"You never stay the same. You either get better or you get worse." Jon Gruden
This quote by Mr. Gruden is just as true for people as it is for horses.
Every time you interact with your horse you are affecting something in the relationship. Have you noticed that when you don't work with your horse often he seems to forget his manners and training? This can be quite noticeable after winter if you've left your horse to his own devices, aside from feeding and watering.
Horses are a living, breathing, thinking animal. It is impossible for them to stay the same day in and day out. Simply put, every time you do something with your horse you are either making him better or making him worse.
So this leaves you with a choice. Either you approach each day with the goal to improve your equine or you approach each day without a plan, allowing your horse to slowly fall into bad habits.
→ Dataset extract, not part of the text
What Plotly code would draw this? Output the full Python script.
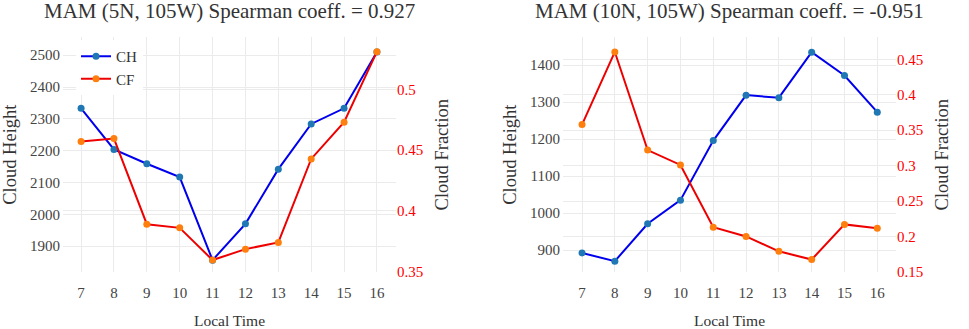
import plotly.graph_objects as go

hours = [7, 8, 9, 10, 11, 12, 13, 14, 15, 16]

ch_5n = [2333, 2204, 2159, 2117, 1856, 1970, 2142, 2284, 2333, 2510]
cf_5n = [0.457, 0.4595, 0.389, 0.386, 0.3595, 0.3685, 0.374, 0.4427, 0.473, 0.531]

ch_10n = [892, 870, 971, 1035, 1196, 1319, 1312, 1435, 1372, 1273]
cf_10n = [0.358, 0.4605, 0.322, 0.301, 0.213, 0.200, 0.179, 0.1674, 0.217, 0.2116]

title_left = "MAM (5N, 105W) Spearman coeff. = 0.927"
title_right = "MAM (10N, 105W) Spearman coeff. = -0.951"

FONT = "Liberation Serif"
CH_LINE, CH_MARK = "#0000ee", "#1f77b4"
CF_LINE, CF_MARK = "#ee0000", "#ff7f0e"
GRID = "#ebebeb"

fig = go.Figure()
fig.add_trace(go.Scatter(x=hours, y=ch_5n, name="CH", mode="lines+markers",
                         line=dict(color=CH_LINE, width=2), marker=dict(color=CH_MARK, size=7),
                         xaxis="x", yaxis="y"))
fig.add_trace(go.Scatter(x=hours, y=cf_5n, name="CF", mode="lines+markers",
                         line=dict(color=CF_LINE, width=2), marker=dict(color=CF_MARK, size=7),
                         xaxis="x", yaxis="y2"))
fig.add_trace(go.Scatter(x=hours, y=ch_10n, name="CH", mode="lines+markers", showlegend=False,
                         line=dict(color=CH_LINE, width=2), marker=dict(color=CH_MARK, size=7),
                         xaxis="x2", yaxis="y3"))
fig.add_trace(go.Scatter(x=hours, y=cf_10n, name="CF", mode="lines+markers", showlegend=False,
                         line=dict(color=CF_LINE, width=2), marker=dict(color=CF_MARK, size=7),
                         xaxis="x2", yaxis="y4"))

W, H = 969, 329
yd = [(H - 279) / H, (H - 38) / H]

tickfont = dict(family=FONT, size=15, color="#444444")
redfont = dict(family=FONT, size=15, color="#ff0000")
titlefont = dict(family=FONT, size=18.5, color="#333333")

common_x = dict(tickvals=hours, showgrid=True, gridcolor=GRID, zeroline=False,
                showline=False, tickfont=tickfont, ticks="", ticklabelstandoff=10,
                title=dict(text="Local Time", font=dict(family=FONT, size=15.5, color="#333333"), standoff=15))
common_y = dict(showgrid=True, gridcolor=GRID, zeroline=False, showline=False, ticks="")

fig.update_layout(
    width=W, height=H, margin=dict(l=0, r=0, t=0, b=0),
    paper_bgcolor="white", plot_bgcolor="white",
    font=dict(family=FONT),
    xaxis=dict(domain=[63 / W, 396 / W], range=[6.45, 16.58], anchor="y", **common_x),
    xaxis2=dict(domain=[563 / W, 896 / W], range=[6.42, 16.57], anchor="y3", **common_x),
    yaxis=dict(domain=yd, range=[1818, 2557], dtick=100, tickfont=tickfont, ticklabelstandoff=2,
               title=dict(text="Cloud Height", font=titlefont, standoff=8), anchor="x", **common_y),
    yaxis2=dict(range=[0.3495, 0.543], dtick=0.05, tick0=0.35, tickfont=redfont, overlaying="y",
                side="right", anchor="x",
                title=dict(text="Cloud Fraction", font=titlefont, standoff=12), **common_y),
    yaxis3=dict(domain=yd, range=[840, 1476], dtick=100, tickfont=tickfont, anchor="x2", ticklabelstandoff=2,
                title=dict(text="Cloud Height", font=titlefont, standoff=8), **common_y),
    yaxis4=dict(range=[0.1495, 0.4815], dtick=0.05, tick0=0.15, tickfont=redfont, overlaying="y3",
                side="right", anchor="x2",
                title=dict(text="Cloud Fraction", font=titlefont, standoff=12), **common_y),
    legend=dict(x=76 / W, y=(H - 41) / H, xanchor="left", yanchor="top",
                bgcolor="white", font=dict(family=FONT, size=15, color="#333333"),
                tracegroupgap=0, itemwidth=30),
    showlegend=True,
    annotations=[
        dict(text=title_left, x=229.5 / W, y=1 - 11 / H, xref="paper", yref="paper",
             xanchor="center", yanchor="middle", showarrow=False,
             font=dict(family=FONT, size=21, color="#333333")),
        dict(text=title_right, x=729.5 / W, y=1 - 11 / H, xref="paper", yref="paper",
             xanchor="center", yanchor="middle", showarrow=False,
             font=dict(family=FONT, size=21, color="#333333")),
    ],
)

fig.write_html("out.html", config={"displayModeBar": False},
               post_script="document.body.style.margin='0';document.body.style.overflow='hidden';")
We all hear about the importance of goal-setting, whether it's at work, school or in our personal lives. For some reason you don't see many equestrians talking about their horse-related goals often. I believe this is a mistake. To clarify, you don't need to be a serious rider who competes to benefit from goals. You could be a backyard horse owner who rides on the weekends. In fact, you don't even need to own a horse as you can apply the benefits of goal-setting to lessons!
The vast majority of people who set goals fail at achieving them. The most common reason for this being that they didn't set goals that they truly had their hearts in or had no way to measure or achieve their goals. Let me introduce you to one of the most effective methods of goal-setting: S.M.A.R.T.
S.M.A.R.T is an acronym for Specific, Measurable, Attainable, Realistic and Timely/Tangible. It is an outline for how you should plan your goals for the highest chance of success possible.
S- Specific: The first mistake in goal-setting is not getting specific with your goals. It is pretty much impossible to get too specific.Some questions to ask yourself in this first step is who will you need to accomplish this goal, can you complete this goal at your home or will you need to travel, how quickly do you want or need to achieve this goal, are there any potential constraints that may prevent you from achieving this goal, and lastly, is this goal important to you?
M- Measurable: A good goal is one that can be measured. It is more beneficial to have a number of small, easily measurable goals than one large goal. Once you have established a specific goal, break the goal down into small steps that will be easy for you to attain AND see the progress. A universal and effective means of measuring include using deadlines in the form of dates. You want to set up your goal in a way that it will be obvious when you've accomplished it.
A- Attainable: Once you have a goal in mind you want to be sure that it is an attainable one. While most anything is possible when you set your mind to it, you do want to be certain of a few things before setting a goal. Some examples of things that could prevent a goal from being attainable include finances, time constraints, a lack of knowledge of your part or inability to travel. If you truly want to achieve a certain goal it is hardly unattainable. It might not be possible in the present but you could create smaller goals which will lead up to this once unattainable one.
R- Realistic: It is really easy to set goals for yourself that are unrealistic in some manner. A goal might be unrealistic because it is too high or simply you don't have your heart into it. Since you are working with an animal you also have to make sure your goal is possible for them to accomplish. Don't make the mistake here of setting a goal that is too easy. A high goal actually is more likely to be accomplished since you are more motivated. Just be sure to break down these goals into small steps.
T- Timely: You probably know by now that goals need to be specific to reach. This final step in goal-setting is ensuring that you will be able to know when you've reached your goal. A surprising number of goals leave this step out. Be sure you set up a time frame in which you want to achieve your goal. As an example, let's say you want to get your horse in shape for an upcoming show. Break down each step required to do this and put each mini-goal on your calender. As you reach your deadline you will be able to see how well you are doing or if you need to pick up the pace.